Majelis Kehormatan Notaris Tak Boleh Sembarangan Menolak Penegak Hukum

Jika kriteria Pasal 32 dan Pasal 33 Permenkumham No.17 Tahun 2021 telah terpenuhi.

Bacaan 6 Menit
Majelis Kehormatan Notaris Tak Boleh Sembarangan Menolak Penegak Hukum
Hukumonline

Majelis Kehormatan Notaris adalah suatu badan yang mempunyai kewenangan untuk melaksanakan pembinaan notaris dan kewajiban memberikan persetujuan atau penolakan untuk kepentingan penyidikan dan proses peradilan, atas pengambilan fotokopi minuta akta dan pemanggilan notaris untuk hadir dalam pemeriksaan yang berkaitan dengan akta atau Protokol Notaris yang berada dalam penyimpanan notaris. Demikian bunyi Pasal 1 ayat 1 Peraturan Menteri Hukum Dan Hak Asasi Manusia Nomor 17 Tahun 2021 tentang Tugas dan Fungsi, Syarat Dan Tata Cara Pengangkatan Dan Pemberhentian, Struktur Organisasi, Tata Kerja, Dan Anggaran Majelis Kehormatan Notaris (Permenkumham No.17 Tahun 2021) 
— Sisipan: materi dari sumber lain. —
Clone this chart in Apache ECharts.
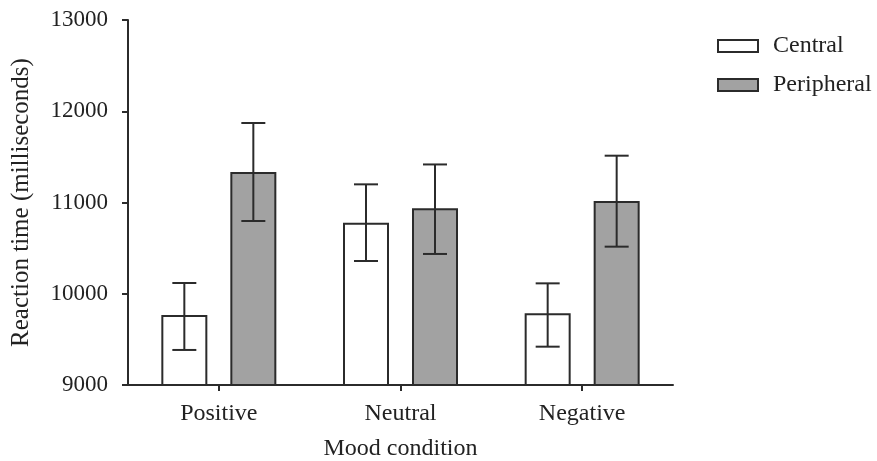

Pemberian kewenangan kepada Majelis Kehormatan Notaris tersebut diatur dalam Pasal 66 ayat (1) Undang-Undang Nomor 2 Tahun 2014 tentang Perubahan Atas Undang-Undang Nomor 30 Tahun 2004 tentang Jabatan Notaris (UUJN). Pasal tersebut berbunyi: “Untuk kepentingan proses peradilan, penyidik, penuntut umum, atau hakim dengan persetujuan Majelis Kehormatan Notaris berwenang: a). mengambil fotokopi Minuta Akta dan/atau surat-surat yang dilekatkan pada Minuta Akta atau Protokol Notaris dalam penyimpanan notaris dan; b). memanggil notaris untuk hadir dalam pemeriksaan yang berkaitan dengan Akta atau Protokol Notaris yang berada dalam penyimpanan notaris.”

Kewenangan tersebut diberikan kepada Majelis Kehormatan Notaris dalam rangka memberikan perlindungan hukum kepada notaris terkait dengan kewajibannya merahasiakan isi akta. Hal ini sesuai dengan Pasal 16 ayat (1) UUJN yang berbunyi: “dalam menjalankan jabatannya, notaris wajib merahasiakan segala sesuatu mengenai akta yang dibuatnya dan segala keterangan yang diperoleh guna pembuatan akta sesuai dengan sumpah/janji jabatan, kecuali undang-undang menentukan lain.”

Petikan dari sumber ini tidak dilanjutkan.